Sometimes one mom is all it takes.
Sometimes one mom doesn’t seem like nearly enough.
Sometimes both feel true. (It’s weird when that happens because you feel thankful and disappointed at the same time and that combination of feelings isn’t comfortable.)
C.J.’s fifth grade school year was a dumpster fire. A hot, inextinguishable, shit-smelling dumpster fire. It burned rancid and infuriating for months, until the final bell rang and the school’s PA system blasted “School’s Out.” I dreamt of boldly giving the middle finger to all of the students, parents, buildings and blacktop while tears streamed down my face.

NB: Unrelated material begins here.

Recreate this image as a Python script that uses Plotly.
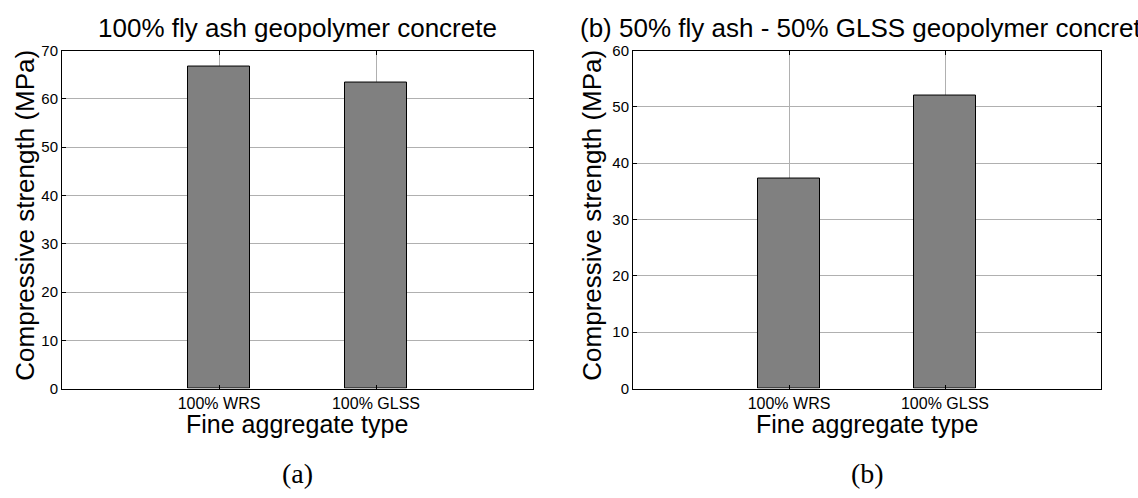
import plotly.graph_objects as go

categories = ["100% WRS", "100% GLSS"]
strength_a = [66.7, 63.3]
strength_b = [37.2, 52.0]
yticks_a = [0, 10, 20, 30, 40, 50, 60, 70]
yticks_b = [0, 10, 20, 30, 40, 50, 60]
title_a = "100% fly ash geopolymer concrete"
title_b = "(b) 50% fly ash - 50% GLSS geopolymer concrete"
xlabel = "Fine aggregate type"
ylabel = "Compressive strength (MPa)"
panel_labels = ["(a)", "(b)"]

W, H = 1138, 498
FONT = "Liberation Sans, Arial, sans-serif"
xpos = [1, 2]

fig = go.Figure()
for i, vals in enumerate([strength_a, strength_b]):
    ax = "" if i == 0 else "2"
    fig.add_trace(go.Bar(
        x=xpos, y=vals, width=0.4,
        marker=dict(color="#808080", line=dict(color="black", width=1)),
        xaxis="x" + ax, yaxis="y" + ax, showlegend=False,
    ))

# pixel geometry
pa = (62, 533)
pb = (633, 1101)
top, bot = 43, 393
ydom = [1 - bot / H, 1 - top / H]

common_x = dict(
    range=[0, 3], tickvals=xpos, ticktext=categories,
    showline=True, mirror="ticks", linecolor="black", linewidth=1,
    ticks="inside", ticklen=4, tickcolor="black",
    showgrid=True, gridcolor="#b0b0b0", gridwidth=1,
    tickfont=dict(family=FONT, size=16, color="black"),
    zeroline=False, fixedrange=True,
)
common_y = dict(
    showline=True, mirror="ticks", linecolor="black", linewidth=1,
    ticks="inside", ticklen=4, tickcolor="black",
    showgrid=True, gridcolor="#b0b0b0", gridwidth=1,
    tickfont=dict(family=FONT, size=15, color="black"),
    zeroline=False, fixedrange=True, ticklabelstandoff=0,
)

fig.update_layout(
    width=W, height=H,
    margin=dict(l=0, r=0, t=0, b=0),
    paper_bgcolor="white", plot_bgcolor="white",
    bargap=0,
    xaxis=dict(domain=[pa[0] / W, pa[1] / W], anchor="y", **common_x),
    yaxis=dict(domain=ydom, anchor="x", range=[0, 70], tickvals=yticks_a, **common_y),
    xaxis2=dict(domain=[pb[0] / W, pb[1] / W], anchor="y2", **common_x),
    yaxis2=dict(domain=ydom, anchor="x2", range=[0, 60], tickvals=yticks_b, **common_y),
)

ann = []
for (x0, x1), t, pl, yx in [(pa, title_a, panel_labels[0], 25), (pb, title_b, panel_labels[1], 592)]:
    cx = (x0 + x1) / 2 / W
    ann.append(dict(text=t, x=cx, y=1 - 20 / H, xref="paper", yref="paper",
                    showarrow=False, xanchor="center", yanchor="middle",
                    font=dict(family=FONT, size=26, color="black")))
    ann.append(dict(text=xlabel, x=cx, y=1 - 430 / H, xref="paper", yref="paper",
                    showarrow=False, xanchor="center", yanchor="middle",
                    font=dict(family=FONT, size=25, color="black")))
    ann.append(dict(text=ylabel, x=yx / W, y=1 - 214 / H, xref="paper", yref="paper",
                    showarrow=False, xanchor="center", yanchor="middle", textangle=-90,
                    font=dict(family=FONT, size=26, color="black")))
    ann.append(dict(text=pl, x=cx, y=1 - 481 / H, xref="paper", yref="paper",
                    showarrow=False, xanchor="center", yanchor="middle",
                    font=dict(family="Liberation Serif, Times New Roman, serif", size=28, color="black")))
fig.update_layout(annotations=ann)

fig.write_html("out.html")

When things get hard, when they are complicated, I get quiet. I curl inward. That doesn’t mean my brain, soul and heart shut off. It means they are working overtime.
I curled inward in February and I haven’t quite returned to my normal self. I’m not sure I ever will. That may not be a bad thing or a good thing. It’s just a thing. And things change us.
February was when my son’s best friend told him that she couldn’t hang out with him anymore because he is gay. That’s when she and two other girls started kicking, pushing, hitting, stabbing and stealing from him at school.
We ended the school year emotionally exhausted, but thankful. Thankful for C.J.’s supportive and protective teacher, because without her, I doubt he would have finished the year in a traditional school setting.
And, we were thankful for one mom whose daughter attends C.J.’s school and is in his grade.
C.J. goes to a school with 999 other students. There are lots of parents and guardians. When I write negatively about the school — say, a PTA meeting during which homophobic and transphobic remarks were made — the moms from school swarm me. They post to my social media platforms and theirs. They seek me out at school. They want to meet off campus to talk. They give me dirty looks and refuse to acknowledge me. They call me a liar (even though I fact checked my work with two sources – one was the principal).
But, one mom saw my Instagram posts about C.J.’s bullying and messaged me. I could feel her heart hurting with mine. She is good, kind, warm, caring and loving.
She said her daughter would wait for C.J. outside of his classroom, both, at recess and lunchtime. He could go with her and play with her and her friends or he could say “hi” and keep going — but he would always know she was there for him. She told me where C.J. could find her daughter if he passed her at his classroom door and, then, changed his mind about needing her.
She helped her daughter make a list of conversation starters in case she and C.J. ran into an awkward silence. She told me her daughter would play handball with C.J., even though she prefers to play tetherball. Her daughter readied her friends to accept C.J. with open arms.
C.J. immediately felt safe knowing that that one mom’s daughter cared about him and wanted to be his friend. He also felt foolish because he knew that she felt sorry for him. In the end, he went with her. They played tetherball. They talked about makeup. They never found an awkward silence.
That one mom checked on C.J. and me every day. And, while she did, I found myself disappointed that more of the moms who knew my child was in pain didn’t care enough to help him. But, that one mom, she was enough.
We couldn’t wait to get to summer. It seemed long and languid before us. When we flipped the calendar to August, we saw the first day of school and a bit of dread fluttered within our family. We caught a faint whiff of that dumpster fire. I curled inward a half a rotation.
I thought of that one mom and instantly felt hopeful, thankful and comforted. Sometimes one mom is all it takes. Sometimes one person is all it takes.
Never doubt how powerful one person can be in another person’s life. Never fail to be that person for someone else. And, never get so jaded by a back alley dumpster fire of a year that you forget to be thankful.